Tell how many lines in the data below include the word "React". The answer is the number only.
━━ DATA EXCERPT
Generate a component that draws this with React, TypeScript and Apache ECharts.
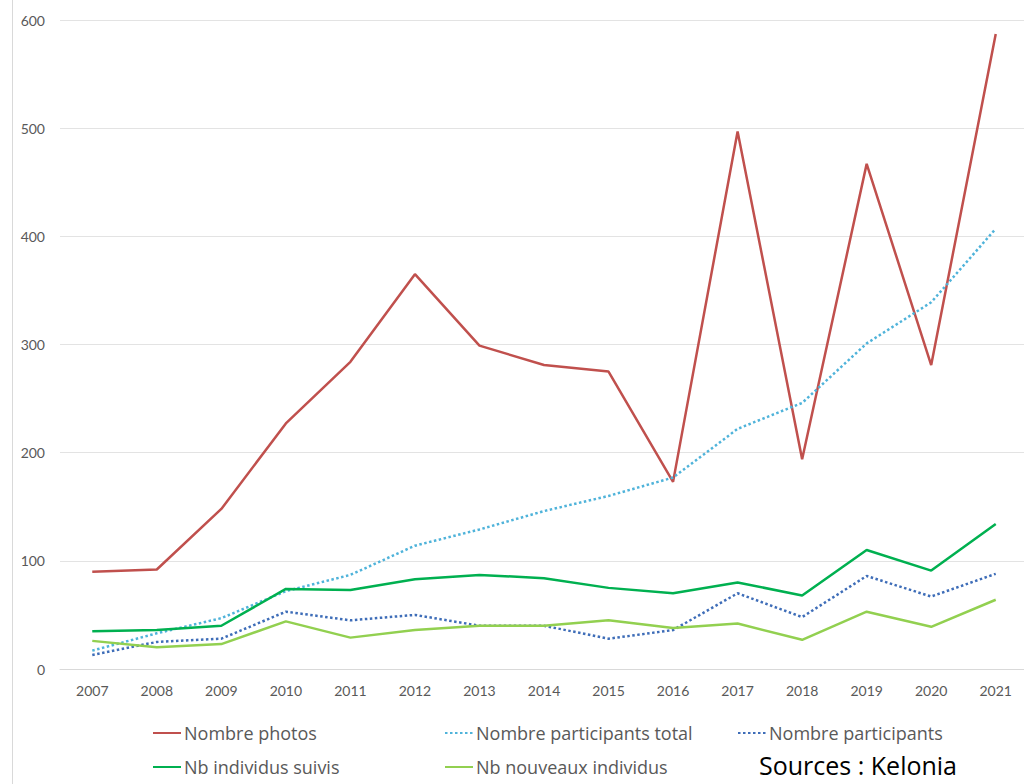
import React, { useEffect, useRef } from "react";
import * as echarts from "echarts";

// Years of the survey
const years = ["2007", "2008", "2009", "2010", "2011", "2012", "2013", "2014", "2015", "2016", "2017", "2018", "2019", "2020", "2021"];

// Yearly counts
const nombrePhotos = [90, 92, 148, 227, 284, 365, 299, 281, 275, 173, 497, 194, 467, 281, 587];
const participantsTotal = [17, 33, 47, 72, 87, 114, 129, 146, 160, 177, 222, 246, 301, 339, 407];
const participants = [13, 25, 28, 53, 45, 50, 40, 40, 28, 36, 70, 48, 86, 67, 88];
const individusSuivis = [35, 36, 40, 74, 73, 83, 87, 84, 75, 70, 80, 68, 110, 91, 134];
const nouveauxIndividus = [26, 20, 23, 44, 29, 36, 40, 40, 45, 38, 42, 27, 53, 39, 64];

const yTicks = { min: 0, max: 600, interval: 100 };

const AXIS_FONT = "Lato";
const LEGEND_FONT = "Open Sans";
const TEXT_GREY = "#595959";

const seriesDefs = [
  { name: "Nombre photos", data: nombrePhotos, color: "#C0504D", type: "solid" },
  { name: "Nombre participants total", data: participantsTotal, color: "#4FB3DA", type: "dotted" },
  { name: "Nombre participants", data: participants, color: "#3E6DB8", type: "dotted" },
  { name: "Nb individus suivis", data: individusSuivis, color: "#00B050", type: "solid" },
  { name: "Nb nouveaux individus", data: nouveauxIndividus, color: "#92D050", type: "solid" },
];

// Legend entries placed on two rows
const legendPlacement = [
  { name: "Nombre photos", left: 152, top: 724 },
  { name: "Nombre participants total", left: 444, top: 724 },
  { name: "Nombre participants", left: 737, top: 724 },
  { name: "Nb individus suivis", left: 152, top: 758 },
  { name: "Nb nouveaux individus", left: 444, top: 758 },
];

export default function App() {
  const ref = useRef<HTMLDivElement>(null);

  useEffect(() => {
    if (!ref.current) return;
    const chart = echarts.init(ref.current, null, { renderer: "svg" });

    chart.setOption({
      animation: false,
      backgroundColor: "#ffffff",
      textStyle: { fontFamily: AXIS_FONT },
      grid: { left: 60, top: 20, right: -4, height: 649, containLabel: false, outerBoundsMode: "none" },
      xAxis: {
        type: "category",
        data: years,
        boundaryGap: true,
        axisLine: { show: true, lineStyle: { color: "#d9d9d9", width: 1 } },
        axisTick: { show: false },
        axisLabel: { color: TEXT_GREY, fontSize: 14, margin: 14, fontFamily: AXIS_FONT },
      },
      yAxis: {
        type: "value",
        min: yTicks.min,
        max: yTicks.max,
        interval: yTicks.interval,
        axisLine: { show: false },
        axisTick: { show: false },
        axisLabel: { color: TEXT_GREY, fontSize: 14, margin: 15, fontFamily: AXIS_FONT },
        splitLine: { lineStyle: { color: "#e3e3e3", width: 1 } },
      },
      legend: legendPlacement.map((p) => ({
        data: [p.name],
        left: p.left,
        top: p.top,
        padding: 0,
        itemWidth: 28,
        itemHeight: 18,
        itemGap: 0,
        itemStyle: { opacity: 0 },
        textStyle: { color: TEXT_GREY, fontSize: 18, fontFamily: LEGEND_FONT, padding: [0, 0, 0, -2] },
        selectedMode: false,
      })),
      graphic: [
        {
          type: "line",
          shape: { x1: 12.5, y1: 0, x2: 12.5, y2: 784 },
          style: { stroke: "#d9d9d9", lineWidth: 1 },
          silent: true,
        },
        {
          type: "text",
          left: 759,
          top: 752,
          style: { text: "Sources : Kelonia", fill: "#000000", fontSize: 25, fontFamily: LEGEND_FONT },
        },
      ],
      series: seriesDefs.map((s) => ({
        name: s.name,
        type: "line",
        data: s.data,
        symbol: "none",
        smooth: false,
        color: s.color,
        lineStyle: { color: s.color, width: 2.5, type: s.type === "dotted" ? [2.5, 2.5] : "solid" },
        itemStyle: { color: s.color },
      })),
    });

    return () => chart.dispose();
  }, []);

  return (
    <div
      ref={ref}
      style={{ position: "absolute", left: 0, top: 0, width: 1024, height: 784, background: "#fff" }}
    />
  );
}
━━━━
TASK RESULT - 2